本博客属原创文章,转载请注明出处:http://guoyunsky.iteye.com/blogs/1299770/
欢迎加入Hadoop超级群: 180941958
Oozie是个针对Hadoop的工作流,有些自己的语法. 这两天碰到一个异常,查看源码才明白Oozie的join只允许承接fork下来的任务,否则会报以下错误.整个异常如下:
WARN CallableQueueService$CallableWrapper:528 - USER[-] GROUP[-] TOKEN[-] APP[-] JOB[-] ACTION[-] exception callable [signal], E0720: Fork/join mismatch, node [join_node_name]
org.apache.oozie.command.CommandException: E0720: Fork/join mismatch, node [tianqi_sawlog_transformation_done]
at org.apache.oozie.command.wf.SignalCommand.call(SignalCommand.java:213)
at org.apache.oozie.command.wf.SignalCommand.execute(SignalCommand.java:305)
at org.apache.oozie.command.wf.SignalCommand.execute(SignalCommand.java:59)
at org.apache.oozie.command.Command.call(Command.java:202)
at org.apache.oozie.service.CallableQueueService$CallableWrapper.run(CallableQueueService.java:128)
at java.util.concurrent.ThreadPoolExecutor$Worker.runTask(ThreadPoolExecutor.java:886)
at java.util.concurrent.ThreadPoolExecutor$Worker.run(ThreadPoolExecutor.java:908)
at java.lang.Thread.run(Thread.java:662)
Caused by: org.apache.oozie.workflow.WorkflowException: E0720: Fork/join mismatch, node [tianqi_sawlog_transformation_done]
at org.apache.oozie.workflow.lite.JoinNodeDef$JoinNodeHandler.loopDetection(JoinNodeDef.java:44)

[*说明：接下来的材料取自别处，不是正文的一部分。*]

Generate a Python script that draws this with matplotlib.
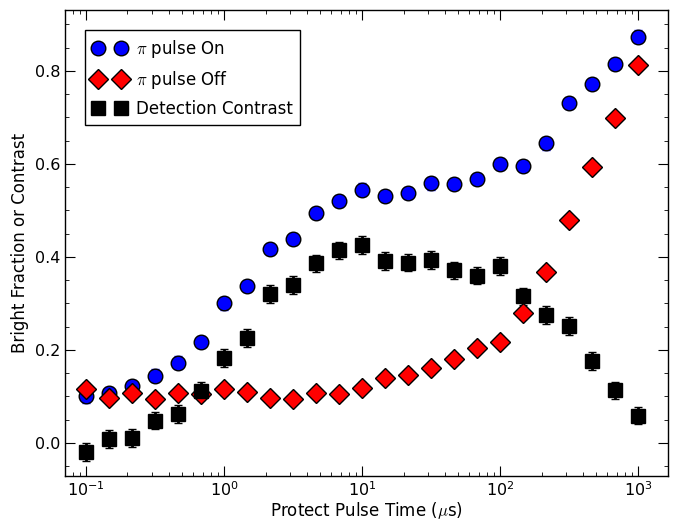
import matplotlib
matplotlib.use("Agg")
import matplotlib.pyplot as plt
import numpy as np
from matplotlib.ticker import MultipleLocator, LogLocator
from matplotlib.lines import Line2D

plt.rcParams.update({
    "font.family": ["DejaVu Sans"],
    "mathtext.fontset": "cm",
    "mathtext.default": "it",
    "xtick.direction": "in",
    "ytick.direction": "in",
    "xtick.top": True,
    "ytick.right": True,
    "xtick.major.size": 7,
    "xtick.minor.size": 3,
    "ytick.major.size": 7,
    "ytick.minor.size": 3,
    "xtick.labelsize": 11.5,
    "ytick.labelsize": 11.5,
    "axes.linewidth": 1.0,
})

time_us = [0.1, 0.147, 0.215, 0.316, 0.464, 0.681, 1.0, 1.47, 2.15, 3.16, 4.64, 6.81,
           10, 14.7, 21.5, 31.6, 46.4, 68.1, 100, 147, 215, 316, 464, 681, 1000]
pi_on = [0.100, 0.108, 0.122, 0.145, 0.173, 0.217, 0.300, 0.338, 0.417, 0.439, 0.495, 0.520,
         0.545, 0.532, 0.537, 0.558, 0.556, 0.568, 0.600, 0.596, 0.644, 0.732, 0.771, 0.814, 0.874]
pi_on_err = [0.013] * 25
pi_off = [0.117, 0.097, 0.108, 0.095, 0.108, 0.106, 0.115, 0.110, 0.096, 0.095, 0.108, 0.105,
          0.119, 0.139, 0.147, 0.161, 0.181, 0.205, 0.218, 0.279, 0.368, 0.479, 0.593, 0.698, 0.813]
pi_off_err = [0.012] * 25
contrast = [-0.019, 0.008, 0.010, 0.048, 0.062, 0.112, 0.183, 0.226, 0.320, 0.340, 0.386, 0.414,
            0.425, 0.391, 0.388, 0.394, 0.371, 0.360, 0.381, 0.315, 0.275, 0.251, 0.176, 0.113, 0.059]
contrast_err = [0.019] * 25

fig = plt.figure(figsize=(6.82, 5.21), dpi=100)
ax = fig.add_axes([65/682, 1-476/521, (668-65)/682, (476-10)/521])

ax.errorbar(time_us, pi_on, yerr=pi_on_err, fmt="o", color="#0000ff", mec="black", mew=1,
            ms=10.5, ecolor="#0000ff", elinewidth=2, capsize=3, capthick=2, zorder=3)
ax.errorbar(time_us, pi_off, yerr=pi_off_err, fmt="D", color="#ff0000", mec="black", mew=1,
            ms=10, ecolor="#ff0000", elinewidth=2, capsize=3, capthick=2, zorder=3)
ax.errorbar(time_us, contrast, yerr=contrast_err, fmt="s", color="black", mec="black", mew=1,
            ms=9.5, ecolor="black", elinewidth=2, capsize=3, capthick=2, zorder=3)

ax.set_xscale("log")
ax.set_xlim(0.0705, 1650)
ax.set_ylim(-0.071, 0.931)
ax.yaxis.set_major_locator(MultipleLocator(0.2))
ax.yaxis.set_minor_locator(MultipleLocator(0.05))
ax.xaxis.set_minor_locator(LogLocator(base=10, subs=np.arange(2, 10), numticks=20))
ax.tick_params(axis="x", which="major", pad=3)

ax.set_xlabel(r"Protect Pulse Time ($\mu$s)", fontsize=12, labelpad=0.5)
ax.set_ylabel("Bright Fraction or Contrast", fontsize=12, labelpad=4)

handles = [
    Line2D([], [], ls="none", marker="o", color="#0000ff", mec="black", mew=1, ms=10.5),
    Line2D([], [], ls="none", marker="D", color="#ff0000", mec="black", mew=1, ms=10),
    Line2D([], [], ls="none", marker="s", color="black", mec="black", mew=1, ms=9.5),
]
labels = [r"$\pi$ pulse On", r"$\pi$ pulse Off", "Detection Contrast"]
leg = ax.legend(handles, labels, loc="upper left", numpoints=2, fancybox=False, framealpha=1,
                edgecolor="black", fontsize=12, borderaxespad=1.2, handletextpad=0.6,
                labelspacing=0.55, handlelength=2.0, borderpad=0.45)
leg.get_frame().set_linewidth(1.0)

fig.savefig("out.png", dpi=100)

at org.apache.oozie.workflow.lite.LiteWorkflowInstance.signal(LiteWorkflowInstance.java:203)
at org.apache.oozie.workflow.lite.LiteWorkflowInstance.signal(LiteWorkflowInstance.java:284)
at org.apache.oozie.command.wf.SignalCommand.call(SignalCommand.java:120)
... 7 more
源码来自org.apache.oozie.workflow.lite.JoinNodeDef,检测这个语法的代码如下:
public void loopDetection(Context context) throws WorkflowException { String flag = getLoopFlag(context.getNodeDef().getName()); if (context.getVar(flag) != null) { throw new WorkflowException(ErrorCode.E0709, context.getNodeDef().getName()); } String parentExecutionPath = context.getParentExecutionPath(context.getExecutionPath()); String forkCount = context.getVar(ForkNodeDef.FORK_COUNT_PREFIX + parentExecutionPath); if (forkCount == null) { throw new WorkflowException(ErrorCode.E0720, context.getNodeDef().getName()); } int count = Integer.parseInt(forkCount) - 1; if (count == 0) { context.setVar(flag, "true"); } } public boolean enter(Context context) throws WorkflowException { String parentExecutionPath = context.getParentExecutionPath(context.getExecutionPath()); String forkCount = context.getVar(ForkNodeDef.FORK_COUNT_PREFIX + parentExecutionPath); if (forkCount == null) { throw new WorkflowException(ErrorCode.E0720, context.getNodeDef().getName()); } int count = Integer.parseInt(forkCount) - 1; if (count > 0) { context.setVar(ForkNodeDef.FORK_COUNT_PREFIX + parentExecutionPath, "" + count); context.deleteExecutionPath(); } else { context.setVar(ForkNodeDef.FORK_COUNT_PREFIX + parentExecutionPath, null); } return (count == 0); }
可以发现这个两个方法都会通过String forkCount = context.getVar(ForkNodeDef.FORK_COUNT_PREFIX + parentExecutionPath);去获取当前节点
的所有父节点是Fork的个数.如果为空,则通过这行代码throw new WorkflowException(ErrorCode.E0720, context.getNodeDef().getName());抛出这个异常
所以我们今年在使用join节点的时候,一定要承接来自fork或者join本身的节点.下面举几个例子:
1.错误的例子,由于join并没有承接fork或者join,所以会报以上的错误
<workflow-app xmlns="uri:oozie:workflow:0.1" name="workflow-test"> <start to="action1"> <action name="action1"> <!-- do some things--> <ok to="join1" /> <error to="fail" /> </action> <join name="join1" to="end" /> <kill name="fail"> <message>Workflow failed, error message[${wf:errorMessage(wf:lastErrorNode())}]</message> </kill> <end name="end" /> </workflow-app>
2.正确的例子,join承接了fork(join1承接了fork1过来的action1和action2)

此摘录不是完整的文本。